What the task asks » Set down the listing below verbatim, but only from its first line through the line containing "Serif, Times New".
## begin Data for processing
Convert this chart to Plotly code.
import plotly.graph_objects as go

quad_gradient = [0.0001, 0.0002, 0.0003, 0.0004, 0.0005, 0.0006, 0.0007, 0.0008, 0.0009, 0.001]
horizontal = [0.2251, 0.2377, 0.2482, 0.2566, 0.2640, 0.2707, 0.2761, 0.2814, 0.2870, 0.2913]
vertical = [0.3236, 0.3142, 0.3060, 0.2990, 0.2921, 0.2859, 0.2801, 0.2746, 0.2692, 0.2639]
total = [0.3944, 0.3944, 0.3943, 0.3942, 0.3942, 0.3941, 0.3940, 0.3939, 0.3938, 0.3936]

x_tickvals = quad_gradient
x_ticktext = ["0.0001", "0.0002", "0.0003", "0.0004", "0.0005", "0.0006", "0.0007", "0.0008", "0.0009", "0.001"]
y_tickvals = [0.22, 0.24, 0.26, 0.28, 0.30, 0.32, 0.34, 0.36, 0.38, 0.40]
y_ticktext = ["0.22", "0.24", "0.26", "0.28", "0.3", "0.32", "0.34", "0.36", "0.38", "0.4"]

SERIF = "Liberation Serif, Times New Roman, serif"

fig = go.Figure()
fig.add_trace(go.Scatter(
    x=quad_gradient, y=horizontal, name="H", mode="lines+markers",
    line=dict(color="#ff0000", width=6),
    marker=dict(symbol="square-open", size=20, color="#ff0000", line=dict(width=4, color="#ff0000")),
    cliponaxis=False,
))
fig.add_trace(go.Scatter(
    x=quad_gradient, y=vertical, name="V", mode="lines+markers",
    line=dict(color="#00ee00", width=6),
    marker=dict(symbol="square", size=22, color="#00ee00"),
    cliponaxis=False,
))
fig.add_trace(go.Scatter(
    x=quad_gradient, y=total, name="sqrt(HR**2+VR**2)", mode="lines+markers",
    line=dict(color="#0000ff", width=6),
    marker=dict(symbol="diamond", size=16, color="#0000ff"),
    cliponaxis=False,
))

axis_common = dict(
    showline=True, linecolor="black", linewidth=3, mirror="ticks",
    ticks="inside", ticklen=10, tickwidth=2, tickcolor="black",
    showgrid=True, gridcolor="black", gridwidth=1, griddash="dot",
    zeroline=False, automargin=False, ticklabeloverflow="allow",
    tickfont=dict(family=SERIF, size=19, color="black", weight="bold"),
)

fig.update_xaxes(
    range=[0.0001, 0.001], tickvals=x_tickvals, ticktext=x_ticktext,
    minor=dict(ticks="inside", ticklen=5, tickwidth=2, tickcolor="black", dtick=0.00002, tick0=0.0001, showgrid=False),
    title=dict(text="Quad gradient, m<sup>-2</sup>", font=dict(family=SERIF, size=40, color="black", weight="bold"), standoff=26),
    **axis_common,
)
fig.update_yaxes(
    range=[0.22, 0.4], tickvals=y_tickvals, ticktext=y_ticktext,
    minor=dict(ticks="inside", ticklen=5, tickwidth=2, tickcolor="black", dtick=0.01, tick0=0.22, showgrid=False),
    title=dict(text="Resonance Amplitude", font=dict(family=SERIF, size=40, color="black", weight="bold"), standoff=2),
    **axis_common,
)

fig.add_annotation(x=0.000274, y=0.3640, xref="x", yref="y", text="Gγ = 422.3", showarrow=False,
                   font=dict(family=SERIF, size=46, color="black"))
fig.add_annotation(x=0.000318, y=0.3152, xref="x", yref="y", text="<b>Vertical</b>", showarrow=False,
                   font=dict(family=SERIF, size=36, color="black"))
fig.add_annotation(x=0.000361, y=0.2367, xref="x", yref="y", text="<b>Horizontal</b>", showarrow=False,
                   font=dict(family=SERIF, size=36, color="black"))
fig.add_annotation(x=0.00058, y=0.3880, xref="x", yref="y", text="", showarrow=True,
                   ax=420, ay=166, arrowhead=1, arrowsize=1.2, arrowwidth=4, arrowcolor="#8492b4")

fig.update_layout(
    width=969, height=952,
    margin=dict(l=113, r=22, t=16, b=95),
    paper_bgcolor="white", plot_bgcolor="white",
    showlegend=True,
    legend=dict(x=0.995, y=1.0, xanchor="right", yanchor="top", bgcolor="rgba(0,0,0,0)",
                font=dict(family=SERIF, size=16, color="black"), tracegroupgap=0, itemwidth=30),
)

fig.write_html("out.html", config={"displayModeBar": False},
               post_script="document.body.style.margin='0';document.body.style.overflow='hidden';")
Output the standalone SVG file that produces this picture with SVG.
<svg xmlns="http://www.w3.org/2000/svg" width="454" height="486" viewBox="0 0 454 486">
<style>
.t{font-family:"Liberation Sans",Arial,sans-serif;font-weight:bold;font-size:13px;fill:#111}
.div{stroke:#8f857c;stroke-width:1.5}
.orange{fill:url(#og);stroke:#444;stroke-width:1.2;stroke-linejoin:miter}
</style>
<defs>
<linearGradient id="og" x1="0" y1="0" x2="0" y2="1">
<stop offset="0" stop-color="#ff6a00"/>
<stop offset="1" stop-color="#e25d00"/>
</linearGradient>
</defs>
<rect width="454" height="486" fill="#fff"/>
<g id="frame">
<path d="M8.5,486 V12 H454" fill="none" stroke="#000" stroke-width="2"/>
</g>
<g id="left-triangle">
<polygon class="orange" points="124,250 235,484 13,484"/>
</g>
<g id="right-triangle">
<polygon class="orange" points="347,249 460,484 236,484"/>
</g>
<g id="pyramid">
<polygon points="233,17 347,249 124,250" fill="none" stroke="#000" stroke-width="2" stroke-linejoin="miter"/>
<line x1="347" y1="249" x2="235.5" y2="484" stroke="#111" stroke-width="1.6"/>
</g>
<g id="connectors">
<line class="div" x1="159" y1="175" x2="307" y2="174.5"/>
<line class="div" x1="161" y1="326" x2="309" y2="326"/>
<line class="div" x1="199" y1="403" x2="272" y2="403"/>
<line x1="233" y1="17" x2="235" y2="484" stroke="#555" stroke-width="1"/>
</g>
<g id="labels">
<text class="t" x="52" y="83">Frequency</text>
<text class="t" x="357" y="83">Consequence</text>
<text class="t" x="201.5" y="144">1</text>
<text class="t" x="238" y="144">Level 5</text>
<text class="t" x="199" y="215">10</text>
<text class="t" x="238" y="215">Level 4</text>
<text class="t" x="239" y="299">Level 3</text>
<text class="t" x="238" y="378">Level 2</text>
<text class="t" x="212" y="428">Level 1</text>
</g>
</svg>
## end Data for processing
Task response »
Convert this chart to Plotly code.
import plotly.graph_objects as go

quad_gradient = [0.0001, 0.0002, 0.0003, 0.0004, 0.0005, 0.0006, 0.0007, 0.0008, 0.0009, 0.001]
horizontal = [0.2251, 0.2377, 0.2482, 0.2566, 0.2640, 0.2707, 0.2761, 0.2814, 0.2870, 0.2913]
vertical = [0.3236, 0.3142, 0.3060, 0.2990, 0.2921, 0.2859, 0.2801, 0.2746, 0.2692, 0.2639]
total = [0.3944, 0.3944, 0.3943, 0.3942, 0.3942, 0.3941, 0.3940, 0.3939, 0.3938, 0.3936]

x_tickvals = quad_gradient
x_ticktext = ["0.0001", "0.0002", "0.0003", "0.0004", "0.0005", "0.0006", "0.0007", "0.0008", "0.0009", "0.001"]
y_tickvals = [0.22, 0.24, 0.26, 0.28, 0.30, 0.32, 0.34, 0.36, 0.38, 0.40]
y_ticktext = ["0.22", "0.24", "0.26", "0.28", "0.3", "0.32", "0.34", "0.36", "0.38", "0.4"]

SERIF = "Liberation Serif, Times New Roman, serif"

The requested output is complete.